* Dataset section:
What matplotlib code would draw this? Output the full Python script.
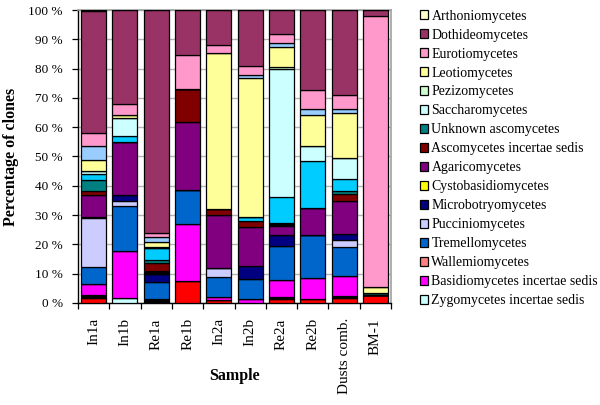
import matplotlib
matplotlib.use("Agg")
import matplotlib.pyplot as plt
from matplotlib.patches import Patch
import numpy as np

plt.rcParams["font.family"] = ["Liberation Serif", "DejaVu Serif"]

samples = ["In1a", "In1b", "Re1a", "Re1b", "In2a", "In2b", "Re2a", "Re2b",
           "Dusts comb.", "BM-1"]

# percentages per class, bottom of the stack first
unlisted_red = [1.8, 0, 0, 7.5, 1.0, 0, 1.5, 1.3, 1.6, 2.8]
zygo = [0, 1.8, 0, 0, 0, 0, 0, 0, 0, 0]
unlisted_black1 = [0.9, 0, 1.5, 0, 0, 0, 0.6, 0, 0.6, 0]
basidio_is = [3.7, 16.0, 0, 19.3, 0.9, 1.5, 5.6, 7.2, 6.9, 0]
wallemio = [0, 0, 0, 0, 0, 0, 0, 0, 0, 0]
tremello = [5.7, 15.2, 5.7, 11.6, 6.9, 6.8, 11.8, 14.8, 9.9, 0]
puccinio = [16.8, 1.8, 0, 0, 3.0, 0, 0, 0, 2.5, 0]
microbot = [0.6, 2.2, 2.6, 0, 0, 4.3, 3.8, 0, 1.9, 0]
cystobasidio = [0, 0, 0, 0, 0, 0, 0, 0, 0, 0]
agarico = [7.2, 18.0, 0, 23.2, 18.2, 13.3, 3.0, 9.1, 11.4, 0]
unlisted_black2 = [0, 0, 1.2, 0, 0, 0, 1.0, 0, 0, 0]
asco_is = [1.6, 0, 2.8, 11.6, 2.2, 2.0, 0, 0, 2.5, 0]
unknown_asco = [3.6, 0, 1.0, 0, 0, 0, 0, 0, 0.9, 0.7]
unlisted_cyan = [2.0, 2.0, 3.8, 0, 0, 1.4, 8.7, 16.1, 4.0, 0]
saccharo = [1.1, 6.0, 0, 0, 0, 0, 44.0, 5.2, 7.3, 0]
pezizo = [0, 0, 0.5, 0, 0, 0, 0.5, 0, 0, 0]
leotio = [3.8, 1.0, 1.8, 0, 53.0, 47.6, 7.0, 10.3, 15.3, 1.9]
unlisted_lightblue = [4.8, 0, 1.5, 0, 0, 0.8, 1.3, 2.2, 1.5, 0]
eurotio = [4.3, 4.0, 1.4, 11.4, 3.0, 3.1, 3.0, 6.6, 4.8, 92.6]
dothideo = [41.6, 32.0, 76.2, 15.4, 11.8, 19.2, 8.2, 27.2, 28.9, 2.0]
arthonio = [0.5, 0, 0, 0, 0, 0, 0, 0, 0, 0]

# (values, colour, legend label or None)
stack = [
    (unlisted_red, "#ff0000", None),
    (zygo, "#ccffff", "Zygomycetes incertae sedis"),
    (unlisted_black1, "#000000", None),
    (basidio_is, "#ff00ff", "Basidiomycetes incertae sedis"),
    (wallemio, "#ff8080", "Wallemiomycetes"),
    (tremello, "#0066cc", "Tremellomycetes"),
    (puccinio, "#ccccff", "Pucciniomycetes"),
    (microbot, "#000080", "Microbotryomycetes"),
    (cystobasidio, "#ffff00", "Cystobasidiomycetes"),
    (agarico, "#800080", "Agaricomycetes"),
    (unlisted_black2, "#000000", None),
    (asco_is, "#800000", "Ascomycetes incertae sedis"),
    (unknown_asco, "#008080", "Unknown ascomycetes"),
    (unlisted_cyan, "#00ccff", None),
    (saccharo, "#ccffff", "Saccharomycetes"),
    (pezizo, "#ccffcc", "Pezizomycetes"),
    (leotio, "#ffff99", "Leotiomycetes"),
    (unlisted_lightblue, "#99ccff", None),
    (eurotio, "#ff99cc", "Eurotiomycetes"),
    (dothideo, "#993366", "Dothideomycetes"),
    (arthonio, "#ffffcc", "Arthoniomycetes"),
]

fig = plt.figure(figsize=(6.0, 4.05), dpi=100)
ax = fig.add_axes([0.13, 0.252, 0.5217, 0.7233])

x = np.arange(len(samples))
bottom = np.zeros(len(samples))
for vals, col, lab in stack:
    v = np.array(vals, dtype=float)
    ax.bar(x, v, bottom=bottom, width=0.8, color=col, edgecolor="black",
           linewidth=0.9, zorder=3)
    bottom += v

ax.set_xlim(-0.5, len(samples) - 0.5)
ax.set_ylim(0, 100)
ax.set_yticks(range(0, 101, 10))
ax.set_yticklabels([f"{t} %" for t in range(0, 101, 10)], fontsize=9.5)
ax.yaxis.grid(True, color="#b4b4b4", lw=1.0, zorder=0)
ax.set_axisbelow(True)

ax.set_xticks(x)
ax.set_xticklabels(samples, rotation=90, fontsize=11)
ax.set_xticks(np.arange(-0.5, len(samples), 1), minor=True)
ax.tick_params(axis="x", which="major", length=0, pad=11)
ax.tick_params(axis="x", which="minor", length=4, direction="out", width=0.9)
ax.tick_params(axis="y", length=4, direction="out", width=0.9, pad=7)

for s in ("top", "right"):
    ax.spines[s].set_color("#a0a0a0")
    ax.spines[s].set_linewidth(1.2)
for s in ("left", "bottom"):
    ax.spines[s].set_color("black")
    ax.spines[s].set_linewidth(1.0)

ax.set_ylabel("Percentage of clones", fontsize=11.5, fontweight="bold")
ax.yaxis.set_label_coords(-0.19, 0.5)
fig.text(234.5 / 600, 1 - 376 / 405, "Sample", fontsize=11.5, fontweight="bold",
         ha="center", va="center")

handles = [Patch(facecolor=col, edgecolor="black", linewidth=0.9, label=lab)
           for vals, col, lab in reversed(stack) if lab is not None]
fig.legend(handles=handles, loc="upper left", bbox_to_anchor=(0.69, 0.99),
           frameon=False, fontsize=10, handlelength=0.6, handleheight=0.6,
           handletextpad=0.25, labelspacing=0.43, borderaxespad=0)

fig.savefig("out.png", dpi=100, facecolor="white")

* Task details: Select every line in the material above where the string "matplotlib" occurs, and copy it.

* Expected answer:
What matplotlib code would draw this? Output the full Python script.
import matplotlib
matplotlib.use("Agg")
import matplotlib.pyplot as plt
from matplotlib.patches import Patch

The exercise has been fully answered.